Suzanne-090216-48-3

Mudita – Black Rock City USA

Audacity and the desire to ask for permission to BE, still.

For so long, I tried to receive the kind of attention on my body that would make me feel safe. I looked to you, brothers and sisters, to affirm that I was okay.

Except for today.

Today audacity came before trying to look nice, be nice, and be accepted, as my naked body tore through the lines of observers who were not there to see me. In fact, I became an obstruction, a block, in the line of sight of a body of work burning down. I received a booo as I rose to stand against the grain, to defy an expectation that the best way to be is within the confines of following the rules, like the rule that “thinner is better,” or a size zero is better than a size six.

I rose in a cultural landscape that celebrates radical self-expression, which emboldened me. Still, I did not hear applause as I rose; but I cheered inside my mind. To be inside this skin is to be bold enough to be witnessed and to take action in the name of growth, by my choosing, against the grain of externalized self-hatred.
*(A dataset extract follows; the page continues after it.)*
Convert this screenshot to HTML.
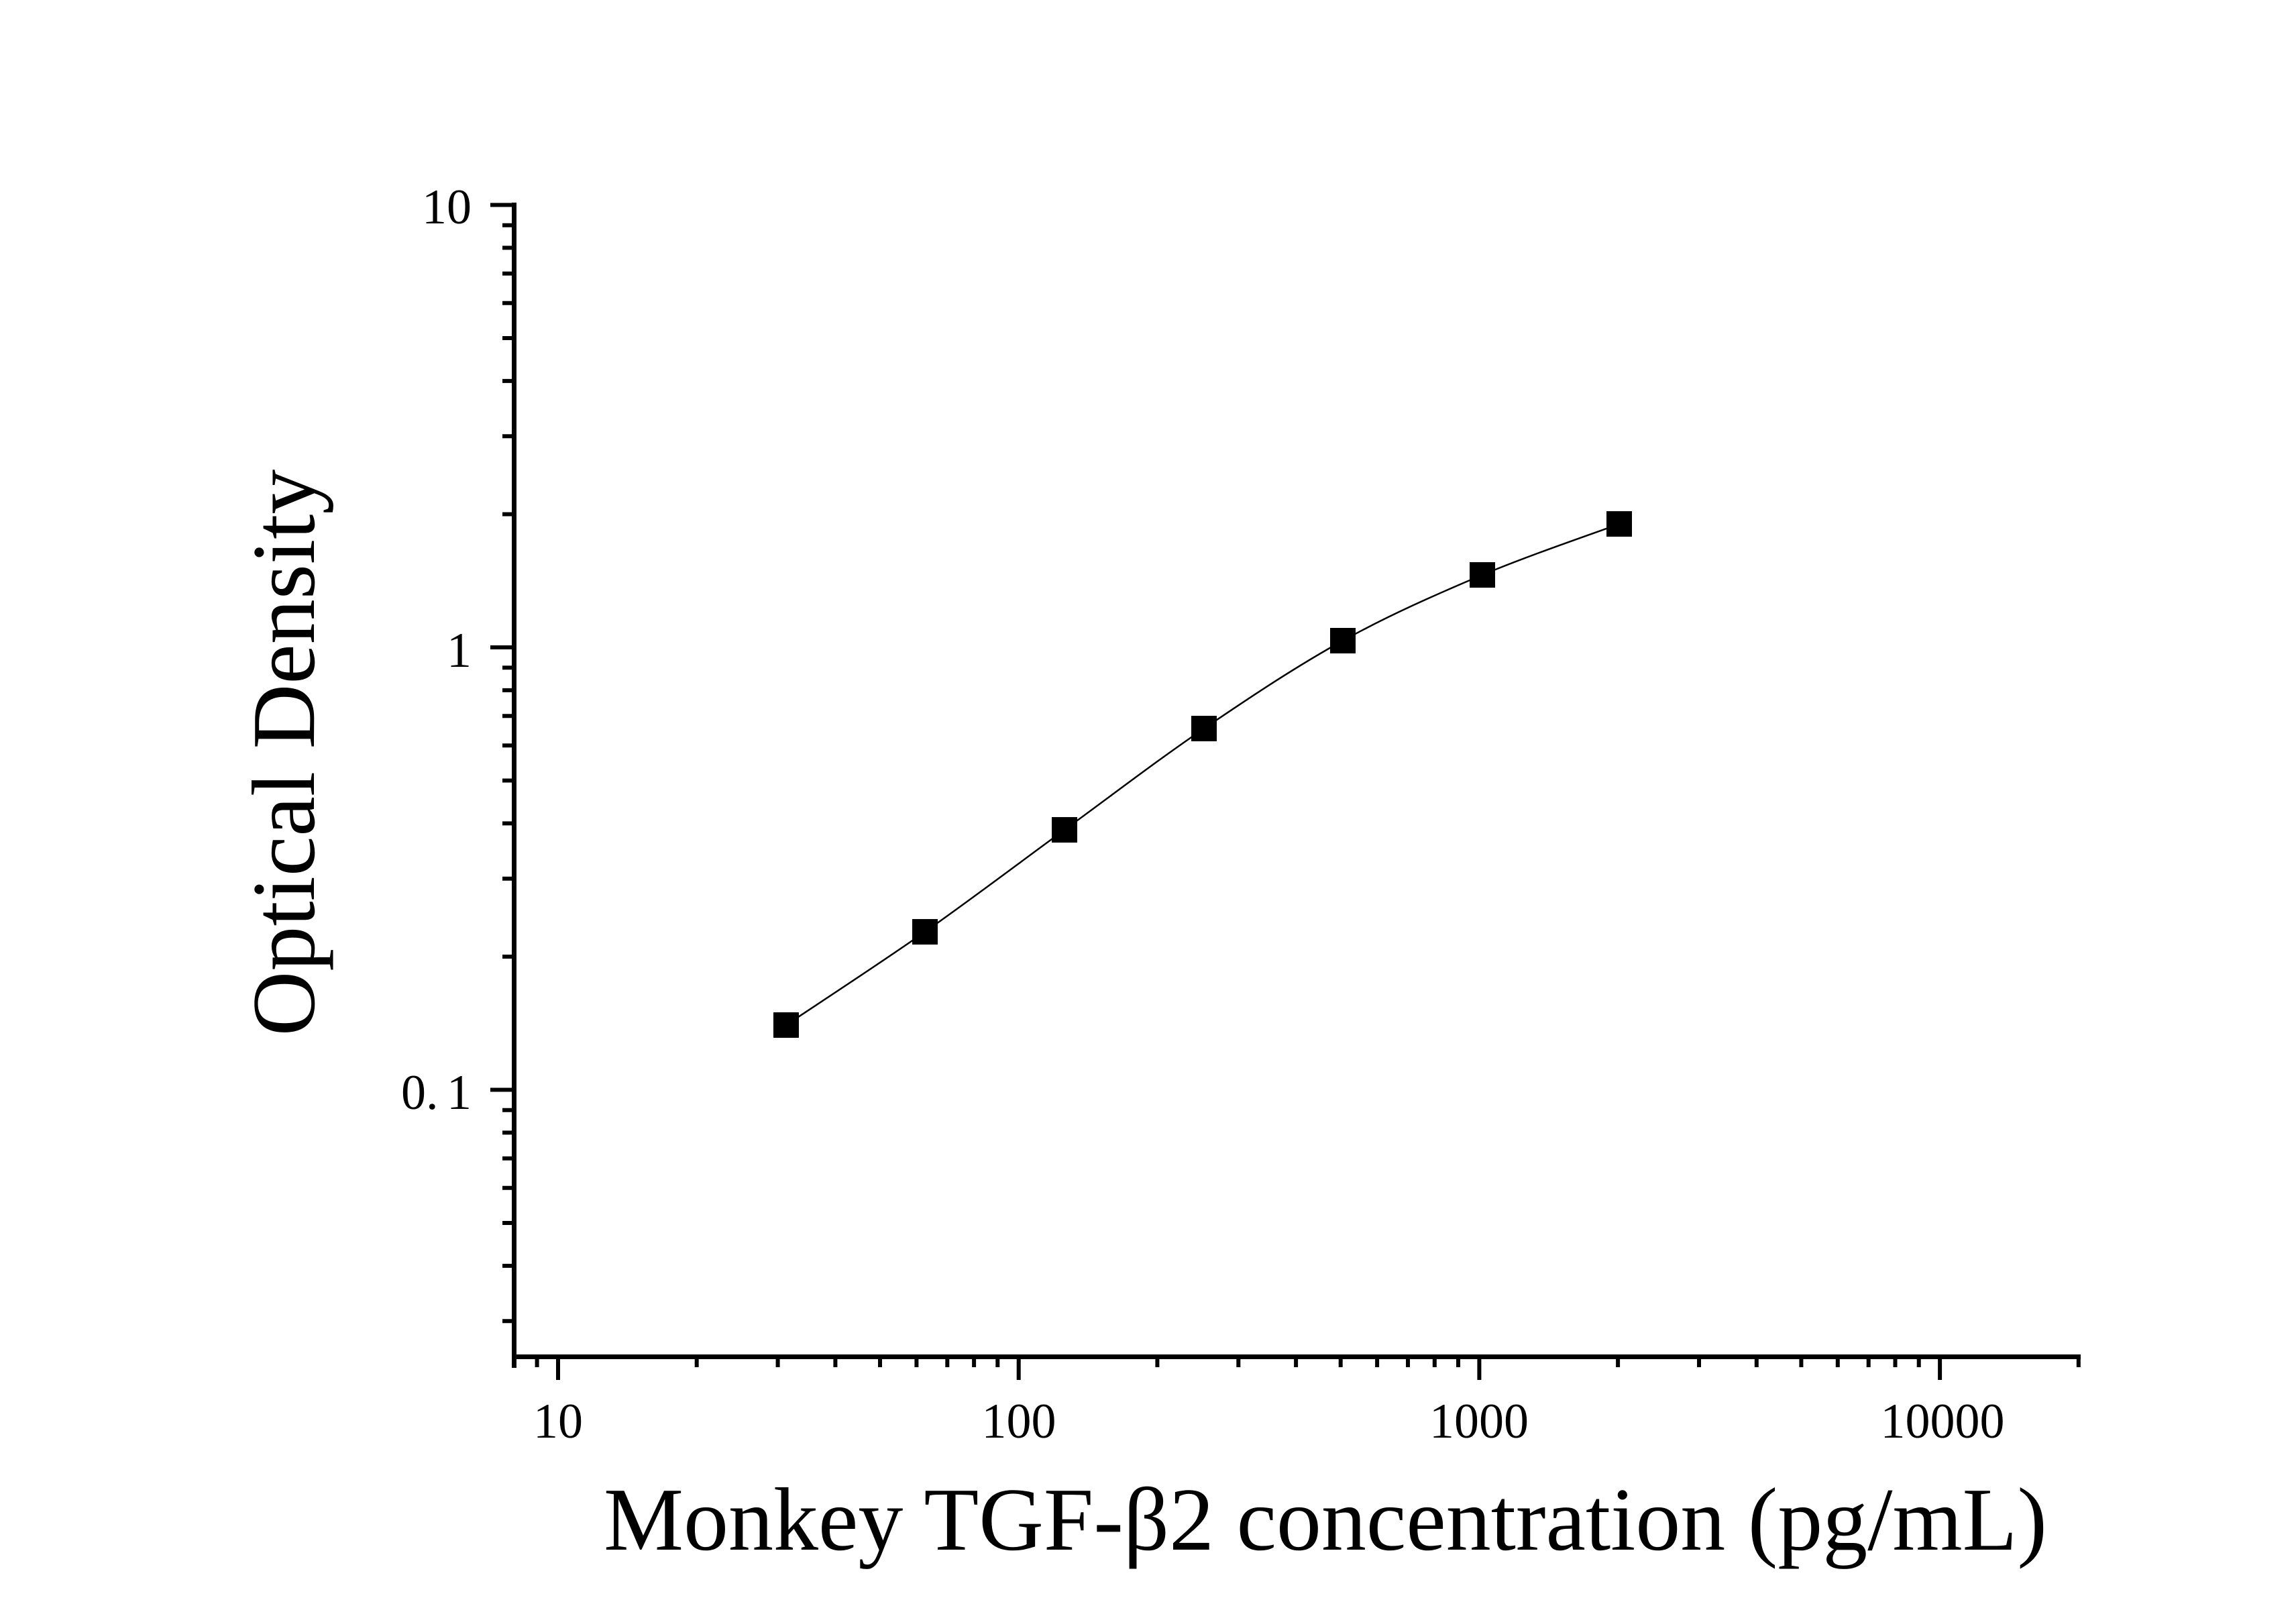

My sister cheered me on, watching, and as protestors to my desire to stand in front began to complain, she got up close and said “Don’t worry, this is for a really good cause.” My sister, whom I used to use as the standard to which I would most harshly compare myself. She was there, and later when I saw her tears I realized how impactful it is to be transforming so boldly in front of someone who knew so much of my struggles about body image.

With the competitive mind I cultivated as a defense mechanism with my sister, at Burning Man I also experienced the pangs of desire of having other people’s bodies. “Radical self-expression” became another kind of prison in my initial interpretation. I thought I needed to look sexy or cool, using the costumes employed in this landscape to experience acceptance in expression.

I can’t seem to escape the proclivity to compare, but I can curb the act of comparison by the act of love and the refusal to reflect on our unspoken agreements to keep our structures of defensiveness or towers of conformity up.

I stand for embodiment, to embrace my sisters and brothers even in disapproving eyes, and even when I shed my judgements on others.

Let’s burn our judgements down and stand in the truth of radical self-expression.